Brief |
Collect each line of the records containing the string "this".

Supplied records |
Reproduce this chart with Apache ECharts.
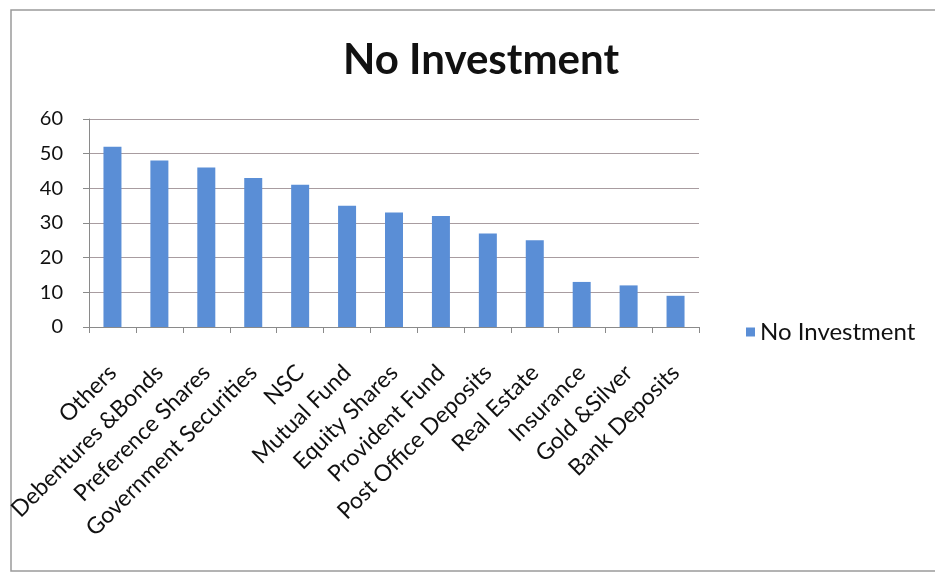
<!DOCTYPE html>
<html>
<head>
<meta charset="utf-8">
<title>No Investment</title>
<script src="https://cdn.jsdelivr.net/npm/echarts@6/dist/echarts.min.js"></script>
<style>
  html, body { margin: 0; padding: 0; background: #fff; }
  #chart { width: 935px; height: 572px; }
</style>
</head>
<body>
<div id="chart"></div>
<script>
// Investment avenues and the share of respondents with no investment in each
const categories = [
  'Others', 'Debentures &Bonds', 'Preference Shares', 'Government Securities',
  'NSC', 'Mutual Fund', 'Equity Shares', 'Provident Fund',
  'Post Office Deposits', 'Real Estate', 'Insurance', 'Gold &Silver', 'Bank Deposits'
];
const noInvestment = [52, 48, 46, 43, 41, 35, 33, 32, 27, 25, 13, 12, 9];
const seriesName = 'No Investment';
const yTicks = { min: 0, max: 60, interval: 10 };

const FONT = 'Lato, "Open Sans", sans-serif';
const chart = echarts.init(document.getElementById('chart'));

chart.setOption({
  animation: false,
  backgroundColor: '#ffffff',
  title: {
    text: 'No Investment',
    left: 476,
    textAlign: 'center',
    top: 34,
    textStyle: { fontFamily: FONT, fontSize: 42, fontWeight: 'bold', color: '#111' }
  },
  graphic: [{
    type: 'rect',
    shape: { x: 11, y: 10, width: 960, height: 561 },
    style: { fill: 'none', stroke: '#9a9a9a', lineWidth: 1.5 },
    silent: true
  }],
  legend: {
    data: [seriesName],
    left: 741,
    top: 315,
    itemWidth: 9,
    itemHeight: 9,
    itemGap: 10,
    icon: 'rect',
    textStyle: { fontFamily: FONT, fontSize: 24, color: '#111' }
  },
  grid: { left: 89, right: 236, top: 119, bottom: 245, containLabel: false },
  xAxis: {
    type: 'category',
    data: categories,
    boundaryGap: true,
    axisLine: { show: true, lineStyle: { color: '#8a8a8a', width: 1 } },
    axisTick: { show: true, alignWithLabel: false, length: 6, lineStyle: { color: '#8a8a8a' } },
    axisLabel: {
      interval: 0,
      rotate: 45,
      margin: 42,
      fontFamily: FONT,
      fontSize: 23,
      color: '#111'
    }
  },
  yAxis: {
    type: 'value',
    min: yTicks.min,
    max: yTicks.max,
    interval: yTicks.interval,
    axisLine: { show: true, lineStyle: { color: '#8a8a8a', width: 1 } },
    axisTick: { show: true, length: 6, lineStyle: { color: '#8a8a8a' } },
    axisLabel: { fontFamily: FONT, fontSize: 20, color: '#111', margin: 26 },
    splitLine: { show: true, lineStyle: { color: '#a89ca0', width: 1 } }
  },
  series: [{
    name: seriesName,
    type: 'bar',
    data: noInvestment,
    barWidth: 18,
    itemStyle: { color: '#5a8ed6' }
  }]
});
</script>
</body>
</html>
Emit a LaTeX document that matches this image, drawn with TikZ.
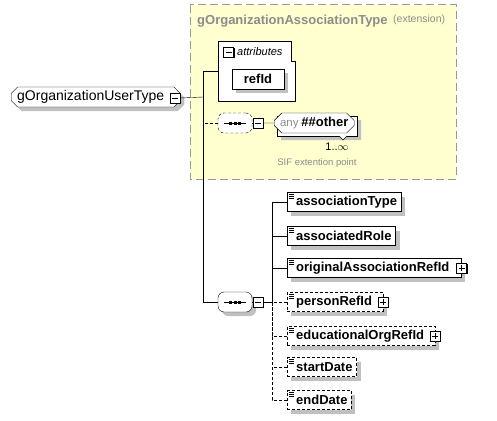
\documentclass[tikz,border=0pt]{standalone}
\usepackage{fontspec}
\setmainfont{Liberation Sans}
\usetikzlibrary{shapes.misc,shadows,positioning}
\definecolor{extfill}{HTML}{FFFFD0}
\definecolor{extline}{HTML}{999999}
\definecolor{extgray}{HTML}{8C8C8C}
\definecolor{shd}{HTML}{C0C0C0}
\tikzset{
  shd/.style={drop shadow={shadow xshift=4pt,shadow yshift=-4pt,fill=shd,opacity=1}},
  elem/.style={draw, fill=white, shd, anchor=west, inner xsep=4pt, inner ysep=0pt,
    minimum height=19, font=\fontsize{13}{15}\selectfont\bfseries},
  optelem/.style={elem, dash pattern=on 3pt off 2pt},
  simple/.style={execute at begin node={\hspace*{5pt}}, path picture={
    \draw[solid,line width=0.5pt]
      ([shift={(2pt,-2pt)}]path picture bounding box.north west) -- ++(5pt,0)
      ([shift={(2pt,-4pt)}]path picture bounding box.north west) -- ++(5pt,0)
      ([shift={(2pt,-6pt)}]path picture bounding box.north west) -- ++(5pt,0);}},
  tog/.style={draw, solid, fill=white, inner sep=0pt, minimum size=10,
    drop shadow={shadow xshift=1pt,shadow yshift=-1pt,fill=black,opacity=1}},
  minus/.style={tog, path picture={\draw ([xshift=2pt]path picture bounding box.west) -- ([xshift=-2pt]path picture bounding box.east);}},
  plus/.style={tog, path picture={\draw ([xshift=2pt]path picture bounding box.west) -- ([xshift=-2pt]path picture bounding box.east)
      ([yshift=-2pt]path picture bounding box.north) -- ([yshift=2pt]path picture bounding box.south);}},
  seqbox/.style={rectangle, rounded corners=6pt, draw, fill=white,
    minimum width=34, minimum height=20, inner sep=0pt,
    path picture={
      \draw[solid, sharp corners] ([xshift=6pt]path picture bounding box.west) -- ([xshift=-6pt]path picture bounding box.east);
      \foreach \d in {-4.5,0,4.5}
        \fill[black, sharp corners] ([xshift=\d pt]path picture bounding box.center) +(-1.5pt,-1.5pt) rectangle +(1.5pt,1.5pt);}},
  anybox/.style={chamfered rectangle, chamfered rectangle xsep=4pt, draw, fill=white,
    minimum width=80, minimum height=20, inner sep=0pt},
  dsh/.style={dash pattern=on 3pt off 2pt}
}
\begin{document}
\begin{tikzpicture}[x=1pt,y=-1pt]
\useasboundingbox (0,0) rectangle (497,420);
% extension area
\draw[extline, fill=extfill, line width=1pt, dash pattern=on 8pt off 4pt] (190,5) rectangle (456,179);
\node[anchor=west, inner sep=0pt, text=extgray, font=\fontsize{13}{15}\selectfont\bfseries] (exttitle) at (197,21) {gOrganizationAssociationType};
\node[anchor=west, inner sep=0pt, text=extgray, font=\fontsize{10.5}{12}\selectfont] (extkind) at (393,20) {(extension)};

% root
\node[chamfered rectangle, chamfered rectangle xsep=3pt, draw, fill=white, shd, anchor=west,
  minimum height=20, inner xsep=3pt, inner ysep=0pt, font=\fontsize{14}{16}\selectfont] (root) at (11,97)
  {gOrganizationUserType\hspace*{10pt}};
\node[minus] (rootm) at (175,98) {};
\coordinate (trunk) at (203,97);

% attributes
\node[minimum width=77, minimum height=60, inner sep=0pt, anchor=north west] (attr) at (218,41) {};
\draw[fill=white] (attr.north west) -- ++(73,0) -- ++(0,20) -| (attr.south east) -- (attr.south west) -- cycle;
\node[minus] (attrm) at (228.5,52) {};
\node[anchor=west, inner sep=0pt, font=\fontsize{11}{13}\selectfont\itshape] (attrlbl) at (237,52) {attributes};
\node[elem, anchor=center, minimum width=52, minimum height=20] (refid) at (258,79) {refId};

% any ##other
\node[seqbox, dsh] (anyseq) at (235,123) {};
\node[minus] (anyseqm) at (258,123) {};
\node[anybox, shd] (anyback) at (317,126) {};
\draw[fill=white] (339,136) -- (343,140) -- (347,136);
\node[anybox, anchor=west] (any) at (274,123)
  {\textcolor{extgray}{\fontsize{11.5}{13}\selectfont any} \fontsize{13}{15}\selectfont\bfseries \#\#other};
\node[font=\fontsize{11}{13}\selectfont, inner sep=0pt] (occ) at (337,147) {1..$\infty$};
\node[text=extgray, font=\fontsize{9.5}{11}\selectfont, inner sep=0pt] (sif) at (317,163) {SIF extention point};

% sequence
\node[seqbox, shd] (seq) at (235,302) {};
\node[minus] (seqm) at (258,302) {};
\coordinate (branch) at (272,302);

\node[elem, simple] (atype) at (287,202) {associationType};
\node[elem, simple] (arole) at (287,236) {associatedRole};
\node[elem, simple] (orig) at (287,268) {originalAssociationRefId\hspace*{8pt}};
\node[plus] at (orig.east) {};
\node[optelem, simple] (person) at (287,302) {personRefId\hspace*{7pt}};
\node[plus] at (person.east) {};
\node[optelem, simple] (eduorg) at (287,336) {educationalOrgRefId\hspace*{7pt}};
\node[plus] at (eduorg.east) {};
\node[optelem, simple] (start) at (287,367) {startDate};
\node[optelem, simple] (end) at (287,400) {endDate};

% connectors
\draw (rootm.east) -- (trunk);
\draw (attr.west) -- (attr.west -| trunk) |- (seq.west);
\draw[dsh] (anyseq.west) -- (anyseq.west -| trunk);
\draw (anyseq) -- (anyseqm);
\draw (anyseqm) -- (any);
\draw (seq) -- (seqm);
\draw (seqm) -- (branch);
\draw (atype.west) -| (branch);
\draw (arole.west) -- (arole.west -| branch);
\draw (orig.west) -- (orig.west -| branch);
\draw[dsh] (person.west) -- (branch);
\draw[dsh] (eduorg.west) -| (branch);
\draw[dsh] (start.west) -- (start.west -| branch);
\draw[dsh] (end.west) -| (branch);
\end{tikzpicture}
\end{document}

Full output |
Reproduce this chart with Apache ECharts.
Emit a LaTeX document that matches this image, drawn with TikZ.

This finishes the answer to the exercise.